Я подумал, что мокнуть дольше было бы глупо. Встал и осмотрелся. Сквозь стену дождя и града за рододендронами я смутно различил колоссальную фигуру, высеченную, по-видимому, из какого-то белого камня. Больше ничего видно не было.
Трудно описать словами мои ощущения. Когда град стал падать реже, я внимательнее рассмотрел белую фигуру. Она была очень велика — высокий серебристый тополь едва доставал ей до плеч. Высечена она была из белого мрамора и напоминала сфинкса, но крылья его не были сложены, как обычно, нет — он распростер их, словно собирался взлететь. Пьедестал, судя по всему, был сделан из бронзы и позеленел от времени. Лицо изваяния было обращено в мою сторону, его незрячие глаза, казалось, смотрели на меня, а по губам скользила улыбка. Дожди и град за много лет сделали свое дело — скульптура была словно изъедена болезнью. Я стоял и глядел на нее — не знаю, может быть, полминуты, а может, и полчаса. Казалось, сфинкс то приближался, то отступал, в зависимости от того, гуще или реже падал град. Наконец я на минуту отвел от него глаза и увидел, что завеса града прорвалась, небо прояснилось, и вот-вот появится солнце.

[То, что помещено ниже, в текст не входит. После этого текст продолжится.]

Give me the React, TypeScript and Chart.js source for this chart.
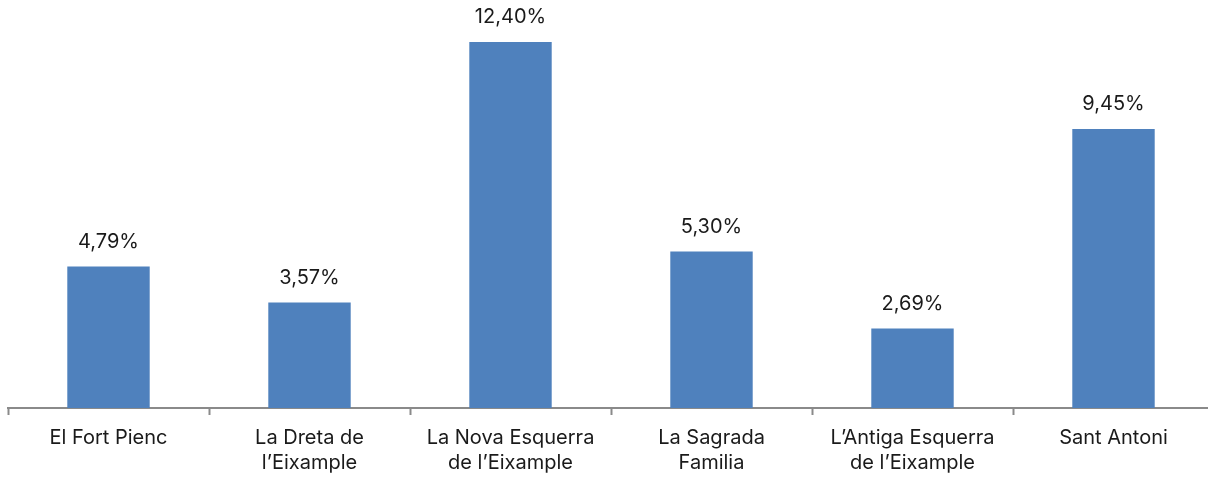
import React, { useEffect, useRef } from "react";
import { Chart, registerables } from "chart.js";

Chart.register(...registerables);

const categories: (string | string[])[] = [
  "El Fort Pienc",
  ["La Dreta de", "l\u2019Eixample"],
  ["La Nova Esquerra", "de l\u2019Eixample"],
  ["La Sagrada", "Familia"],
  ["L\u2019Antiga Esquerra", "de l\u2019Eixample"],
  "Sant Antoni",
];
const values: number[] = [4.79, 3.57, 12.4, 5.3, 2.69, 9.45];
const valueLabels: string[] = ["4,79%", "3,57%", "12,40%", "5,30%", "2,69%", "9,45%"];

const FONT = "Inter, Roboto, sans-serif";

const valueLabelPlugin = {
  id: "valueLabels",
  afterDatasetsDraw(chart: any) {
    const ctx = chart.ctx;
    const meta = chart.getDatasetMeta(0);
    ctx.save();
    ctx.font = `20px ${FONT}`;
    ctx.fillStyle = "#1a1a1a";
    ctx.textAlign = "center";
    ctx.textBaseline = "alphabetic";
    meta.data.forEach((bar: any, i: number) => {
      ctx.fillText(valueLabels[i], bar.x, bar.y - 19);
    });
    ctx.restore();
  },
};

export default function App() {
  const ref = useRef<HTMLCanvasElement>(null);
  useEffect(() => {
    document.body.style.margin = "0";
    document.body.style.overflow = "hidden";
    const chart = new Chart(ref.current!, {
      type: "bar",
      data: {
        labels: categories,
        datasets: [
          {
            data: values,
            backgroundColor: "#4f81bd",
            barPercentage: 0.41,
            categoryPercentage: 1,
          },
        ],
      },
      options: {
        animation: false,
        responsive: false,
        maintainAspectRatio: false,
        layout: { padding: { left: 8, right: 8, top: 0, bottom: 0 } },
        plugins: {
          legend: { display: false },
          tooltip: { enabled: false },
        },
        scales: {
          x: {
            offset: true,
            grid: {
              offset: true,
              drawOnChartArea: false,
              drawTicks: true,
              tickLength: 7,
              tickColor: "#8a8a8a",
              tickWidth: 2,
            },
            border: { display: true, color: "#8a8a8a", width: 2 },
            ticks: {
              color: "#1a1a1a",
              font: { family: FONT, size: 20, lineHeight: 1.25 },
              padding: 10,
              maxRotation: 0,
              autoSkip: false,
            },
            afterFit: (scale: any) => {
              scale.height = 71;
            },
          },
          y: {
            display: false,
            min: 0,
            max: 13.82,
          },
        },
      },
      plugins: [valueLabelPlugin],
    });
    return () => chart.destroy();
  }, []);
  return (
    <div style={{ position: "absolute", left: 0, top: 0, width: 1222, height: 479 }}>
      <canvas ref={ref} width={1222} height={479} style={{ width: 1222, height: 479 }} />
    </div>
  );
}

Я снова взглянул на белую фигуру сфинкса и неожиданно понял все безрассудство своего путешествия. Что я увижу, когда ненастье полностью рассеется? Ведь люди за это время могли совершенно измениться! Что если повседневная жестокость стала здесь нормой? Что если они совсем утратили людской облик и превратились во что-то нечеловеческое, мерзкое и невообразимо прочее? А может быть, они стали какими-нибудь доисторическими дикими животными, только еще более ужасными и отвратительными в силу своего человекоподобия — мерзкими тварями, которые заслуживают только смерти?